Nothing outside the range from the line with "Recreate this image" to the line with "from matplotlib.transforms import" belongs in the copy, and no pictures do either; repeat that range exactly.

[begin PROVIDED DATA]

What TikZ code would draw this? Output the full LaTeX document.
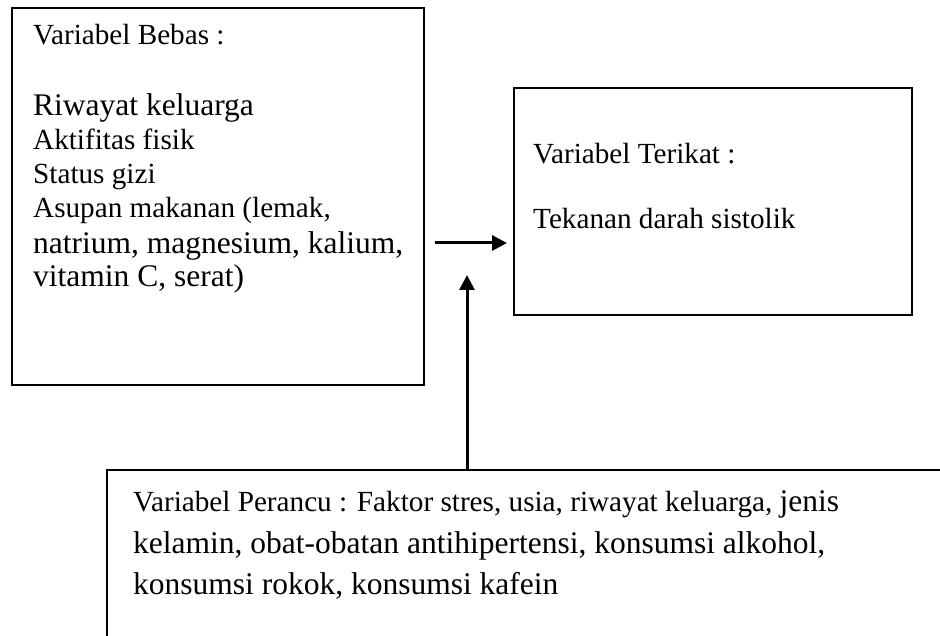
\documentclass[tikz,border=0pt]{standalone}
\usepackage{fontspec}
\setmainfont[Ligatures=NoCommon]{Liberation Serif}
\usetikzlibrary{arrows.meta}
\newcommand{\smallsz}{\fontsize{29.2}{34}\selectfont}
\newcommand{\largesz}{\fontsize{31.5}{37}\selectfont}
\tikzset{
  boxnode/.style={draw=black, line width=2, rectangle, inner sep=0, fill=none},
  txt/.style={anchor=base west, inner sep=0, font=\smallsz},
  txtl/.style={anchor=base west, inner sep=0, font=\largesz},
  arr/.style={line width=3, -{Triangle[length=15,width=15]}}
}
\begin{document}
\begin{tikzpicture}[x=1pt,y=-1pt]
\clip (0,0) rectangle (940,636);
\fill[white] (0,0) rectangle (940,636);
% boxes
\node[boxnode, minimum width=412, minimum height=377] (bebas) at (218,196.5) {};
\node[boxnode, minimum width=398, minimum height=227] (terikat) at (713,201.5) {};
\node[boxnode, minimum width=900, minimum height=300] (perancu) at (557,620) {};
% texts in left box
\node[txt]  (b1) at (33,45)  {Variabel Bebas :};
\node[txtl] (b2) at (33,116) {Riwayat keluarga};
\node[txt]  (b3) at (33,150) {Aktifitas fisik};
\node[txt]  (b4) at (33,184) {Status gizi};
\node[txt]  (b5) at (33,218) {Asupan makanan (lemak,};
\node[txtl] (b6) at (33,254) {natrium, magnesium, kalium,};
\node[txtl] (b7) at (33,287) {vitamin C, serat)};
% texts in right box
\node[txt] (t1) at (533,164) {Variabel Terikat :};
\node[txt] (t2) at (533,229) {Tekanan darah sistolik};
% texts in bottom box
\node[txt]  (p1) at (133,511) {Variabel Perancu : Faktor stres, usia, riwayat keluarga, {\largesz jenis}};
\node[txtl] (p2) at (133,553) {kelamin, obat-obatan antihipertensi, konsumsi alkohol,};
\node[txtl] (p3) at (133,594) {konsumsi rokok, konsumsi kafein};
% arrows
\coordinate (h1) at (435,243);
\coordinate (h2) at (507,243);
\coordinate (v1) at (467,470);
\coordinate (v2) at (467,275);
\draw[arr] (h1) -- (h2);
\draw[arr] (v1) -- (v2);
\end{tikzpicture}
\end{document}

[end PROVIDED DATA]
[begin PROVIDED DATA]

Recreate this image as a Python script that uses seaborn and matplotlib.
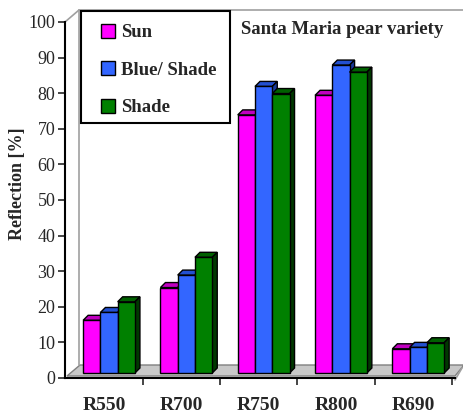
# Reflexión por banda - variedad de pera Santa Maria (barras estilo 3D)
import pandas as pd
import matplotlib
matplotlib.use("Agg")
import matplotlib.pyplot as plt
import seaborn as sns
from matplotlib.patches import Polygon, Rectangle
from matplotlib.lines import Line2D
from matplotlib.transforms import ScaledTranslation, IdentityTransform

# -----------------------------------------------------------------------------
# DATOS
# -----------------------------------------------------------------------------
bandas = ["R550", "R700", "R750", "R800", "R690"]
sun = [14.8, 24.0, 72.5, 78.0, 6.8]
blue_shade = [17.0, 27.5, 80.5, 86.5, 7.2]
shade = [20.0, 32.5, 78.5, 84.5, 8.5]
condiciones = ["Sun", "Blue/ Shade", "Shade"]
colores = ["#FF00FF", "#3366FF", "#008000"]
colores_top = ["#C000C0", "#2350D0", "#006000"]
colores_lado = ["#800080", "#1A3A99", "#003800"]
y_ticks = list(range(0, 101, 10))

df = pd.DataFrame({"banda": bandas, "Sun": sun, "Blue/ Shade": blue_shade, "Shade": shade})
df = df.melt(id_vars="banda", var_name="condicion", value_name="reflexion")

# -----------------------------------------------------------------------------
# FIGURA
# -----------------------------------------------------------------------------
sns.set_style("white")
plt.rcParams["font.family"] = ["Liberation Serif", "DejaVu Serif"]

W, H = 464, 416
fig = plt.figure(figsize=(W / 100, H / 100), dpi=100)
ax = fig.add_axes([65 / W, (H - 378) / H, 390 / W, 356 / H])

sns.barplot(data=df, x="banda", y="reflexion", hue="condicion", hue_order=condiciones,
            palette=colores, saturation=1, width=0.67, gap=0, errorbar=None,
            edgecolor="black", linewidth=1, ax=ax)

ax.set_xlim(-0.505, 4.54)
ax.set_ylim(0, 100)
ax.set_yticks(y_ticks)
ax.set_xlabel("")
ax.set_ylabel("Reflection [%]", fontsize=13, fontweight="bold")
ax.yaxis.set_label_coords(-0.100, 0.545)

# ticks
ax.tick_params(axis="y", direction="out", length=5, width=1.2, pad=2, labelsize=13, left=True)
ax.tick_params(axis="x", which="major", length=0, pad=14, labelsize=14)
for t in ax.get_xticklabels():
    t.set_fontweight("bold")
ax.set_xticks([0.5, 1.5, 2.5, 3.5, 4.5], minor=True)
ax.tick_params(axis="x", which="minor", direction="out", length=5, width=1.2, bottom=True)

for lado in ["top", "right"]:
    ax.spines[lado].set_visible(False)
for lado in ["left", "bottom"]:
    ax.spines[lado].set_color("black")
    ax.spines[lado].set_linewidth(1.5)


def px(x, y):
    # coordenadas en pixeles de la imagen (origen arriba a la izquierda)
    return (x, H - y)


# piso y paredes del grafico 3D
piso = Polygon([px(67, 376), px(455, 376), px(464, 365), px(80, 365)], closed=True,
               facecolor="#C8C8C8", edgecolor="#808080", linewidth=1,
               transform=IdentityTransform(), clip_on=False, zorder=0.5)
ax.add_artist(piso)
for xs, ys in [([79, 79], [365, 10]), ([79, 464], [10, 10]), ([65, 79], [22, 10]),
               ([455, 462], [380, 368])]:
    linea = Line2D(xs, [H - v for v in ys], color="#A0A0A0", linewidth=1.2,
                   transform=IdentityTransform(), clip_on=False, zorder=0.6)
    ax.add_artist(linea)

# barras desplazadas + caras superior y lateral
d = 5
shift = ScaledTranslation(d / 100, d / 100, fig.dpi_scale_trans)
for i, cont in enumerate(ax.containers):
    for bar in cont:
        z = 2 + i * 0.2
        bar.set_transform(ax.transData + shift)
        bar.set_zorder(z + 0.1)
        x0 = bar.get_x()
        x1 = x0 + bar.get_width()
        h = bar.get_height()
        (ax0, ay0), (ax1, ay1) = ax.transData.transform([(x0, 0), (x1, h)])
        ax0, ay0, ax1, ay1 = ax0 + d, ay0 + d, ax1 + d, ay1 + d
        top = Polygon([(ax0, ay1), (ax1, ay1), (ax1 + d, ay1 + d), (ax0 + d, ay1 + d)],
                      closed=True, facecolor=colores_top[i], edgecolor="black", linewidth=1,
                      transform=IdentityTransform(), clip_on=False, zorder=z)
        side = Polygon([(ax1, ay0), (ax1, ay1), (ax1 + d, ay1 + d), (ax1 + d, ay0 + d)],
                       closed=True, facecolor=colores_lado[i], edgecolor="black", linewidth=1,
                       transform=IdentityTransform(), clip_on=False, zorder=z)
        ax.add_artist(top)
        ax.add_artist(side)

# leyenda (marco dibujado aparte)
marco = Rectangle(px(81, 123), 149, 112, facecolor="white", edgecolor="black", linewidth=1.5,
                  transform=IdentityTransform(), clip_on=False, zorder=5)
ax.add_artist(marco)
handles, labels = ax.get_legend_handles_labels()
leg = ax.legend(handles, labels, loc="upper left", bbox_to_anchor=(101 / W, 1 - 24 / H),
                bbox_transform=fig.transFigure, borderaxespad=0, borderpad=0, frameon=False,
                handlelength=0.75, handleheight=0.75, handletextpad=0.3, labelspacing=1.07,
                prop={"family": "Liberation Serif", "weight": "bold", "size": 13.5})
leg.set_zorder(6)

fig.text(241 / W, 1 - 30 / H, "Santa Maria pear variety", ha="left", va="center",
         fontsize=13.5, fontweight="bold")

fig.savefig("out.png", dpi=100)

[end PROVIDED DATA]

**ANSWER TO THIS TASK**
Recreate this image as a Python script that uses seaborn and matplotlib.
# Reflexión por banda - variedad de pera Santa Maria (barras estilo 3D)
import pandas as pd
import matplotlib
matplotlib.use("Agg")
import matplotlib.pyplot as plt
import seaborn as sns
from matplotlib.patches import Polygon, Rectangle
from matplotlib.lines import Line2D
from matplotlib.transforms import ScaledTranslation, IdentityTransform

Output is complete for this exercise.